Plastic scrap generation has slowed as is typical in the early part of each year, which is serving to increase or maintain pricing.
“Availability is tight, and pricing for scrap is steady to increasing,” a Midwest-based reprocessor of rigid polyolefin scrap says.
A contact with a material recovery facility (MRF) based in the Midwest says, “Supplies are going through their normal winter slowdown. For example, we ship 400,000 pounds of PET (polyethylene terephthalate) in the summer months, and [in January] we will ship 290,000 pounds.”
Regarding domestic demand, the MRF operator says, “PET seems to be perky, and it normally isn’t until March before summer buying trends start to develop.”
While PET bale pricing increased in January, natural and mixed-color high-density polyethylene (HDPE) scrap maintained its pricing month over month. “This could change by March when processors are starting to build volumes for furniture and pipe manufacturing,” the MRF operator says.
“You couldn’t give this away two years ago, but now it has decent demand with generous pricing.” – a MRF operator in the Midwest says of MRF film
He adds that more HDPE reprocessing capacity is coming online in North America this year, which should help to maintain or increase prices for HDPE bales.
Austria-based packaging producer Alpla Group is among the companies adding HDPE recycling capacity. In late 2021, the company opened its $22.9 million plant in Toluca, Mexico, which is designed to produce more than 16,000 tons annually of recycled-content HDPE in pellet form. A planned expansion could increase capacity to more than 33,000 tons annually starting in the second half of the year.

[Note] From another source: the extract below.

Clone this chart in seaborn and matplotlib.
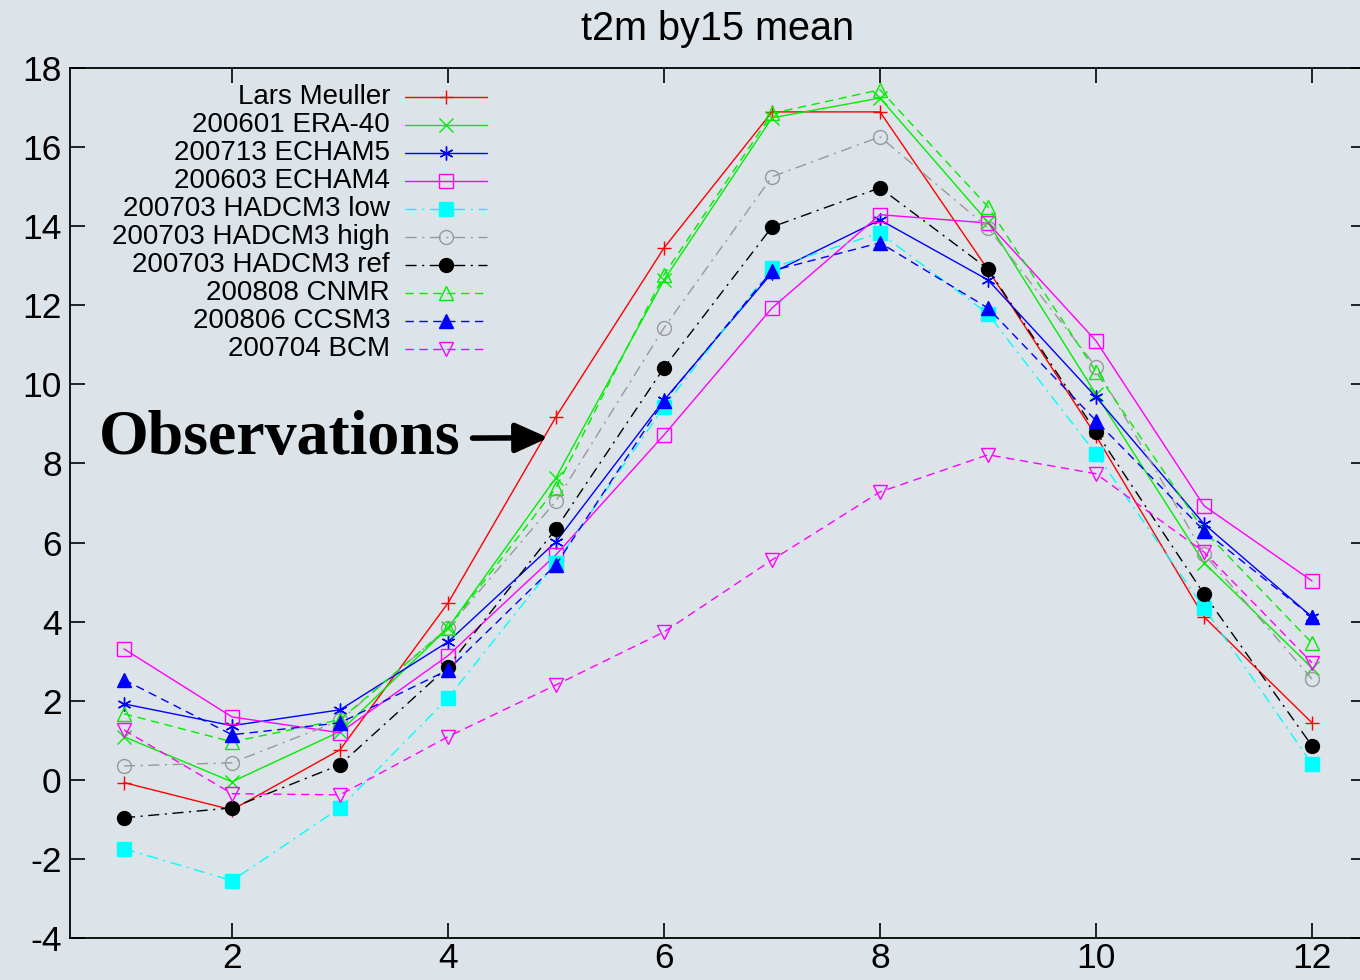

Low-density polyethylene (LDPE) film scrap also is in strong demand, the MRF operator says. Even MRF film is of interest, he adds. “You couldn’t give this away two years ago, but now it has decent demand with generous pricing. Beyond sustainability, processors have learned how to clean this material, making for better yields.”
Sunil Bagaria, president of GDB International, New Brunswick, New Jersey, is expanding his company’s film recycling capacity by adding three lines later this year. Bagaria says he expects to be able to produce 80 million tons of LDPE and linear-LDPE postconsumer resin (PCR) as of the first quarter of next year.
When GDB began producing PCR, he said the biggest issue was limited demand for recycled plastics. Now Bagaria says securing sufficient supply to feed his lines will be his foremost concern.
David Hudson, founder of Houston-based Circulus, a new reprocessor of LDPE and LLDPE film with a plant in Riverbank, California, that can produce more than 40 million pounds of PCR annually, says scrap is generally available as of early 2021.
“For the most part, pricing is up year over year,” he says.
Circulus has two plants under construction in Oklahoma and Alabama that Hudson says will open this year.